I think this is how I would approach it today

Drill and c'bore holes so I can bolt the caps to a fixture, then later finish drill them

Rough the ID for later line boring

interpolate the od with a decent sized end mill and finish with a smaller to get rid of most of the radius.

Rotate the part so you can clean the tool radius with a regular end mill.

MAybe draw that last bit in CAD and check to see if a tapered end mill might approximate the very beginning of the curve

All the fight here being to not have to modify the block[corner where the radius meets the bolting surface] to use the new caps, although it would be much easier to hit the block with a grinder, it aint your block

When my untrained eye looks at the part and its application, I think even a significant corner relief would not structurally matter, but again, aint your engine
 
So the question becomes....how would I machine this today, given my lack of a surface broach? The rotary table idea would work 'OK' but I'm not sure of the surface finish, and the radius of the mill would also create some issues at each end of the cut.

Use a small cutter (1/8" ?) to finish it...
 
All food for thought, thanks.

For the record....as I understand, the real issue with the aluminum blocks in 1960 was the lack of aluminum casting knowledge. The casting processes, and alloying, weren't good enough to produce the quality needed. So...as a manufacturer looking to sell millions of cars, they went with the 'sure bet' of cast iron. But you have to give them credit for trying, and for pushing the envelope a bit further. What was learned in 1960, you can be sure, helped later generations of engines come to be.

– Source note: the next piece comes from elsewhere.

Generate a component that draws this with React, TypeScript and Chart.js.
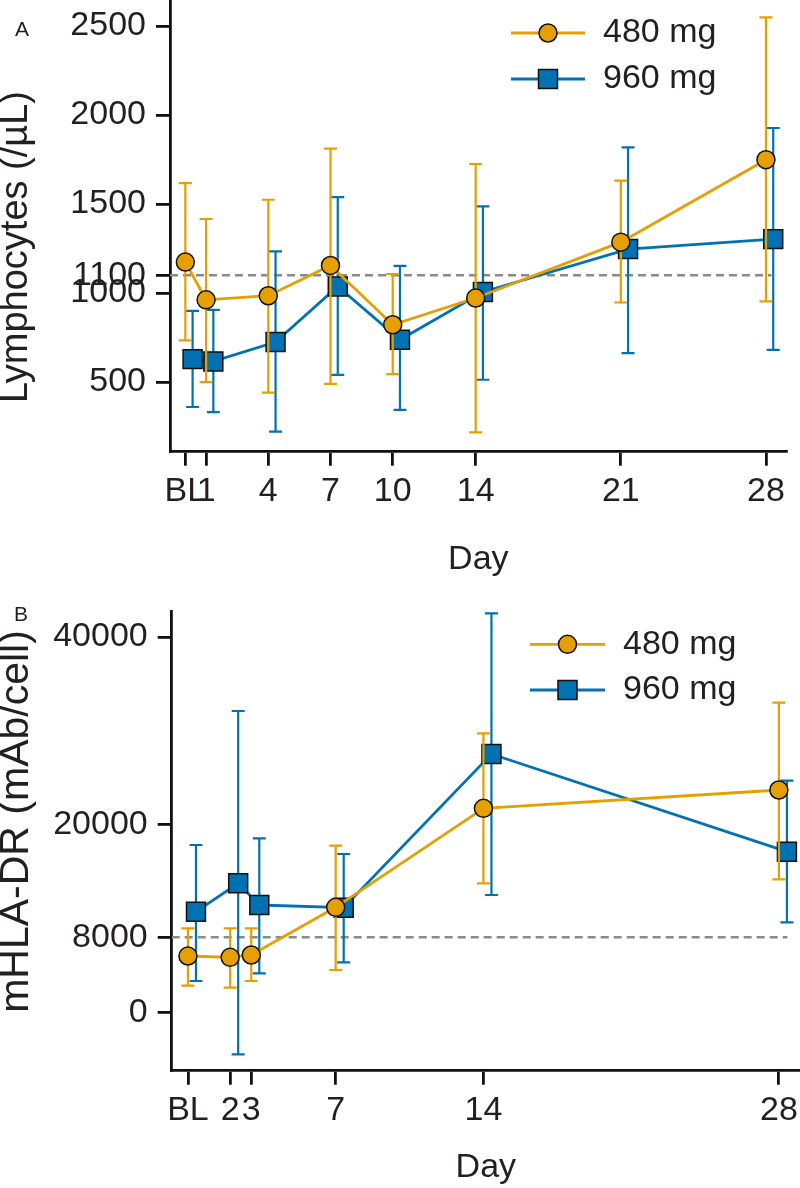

There is a moderate demand for the remaining aluminum Slant blocks. Like a lot of hobbies, no one 'needs' one but it has a cool factor which is the allure. I have one car running with a Slant (iron) engine and I can tell you when you drive down the road at 60MPH all of the past 50+ years of engine development melts away....the most hi-tech engine out there wouldn't do a better job.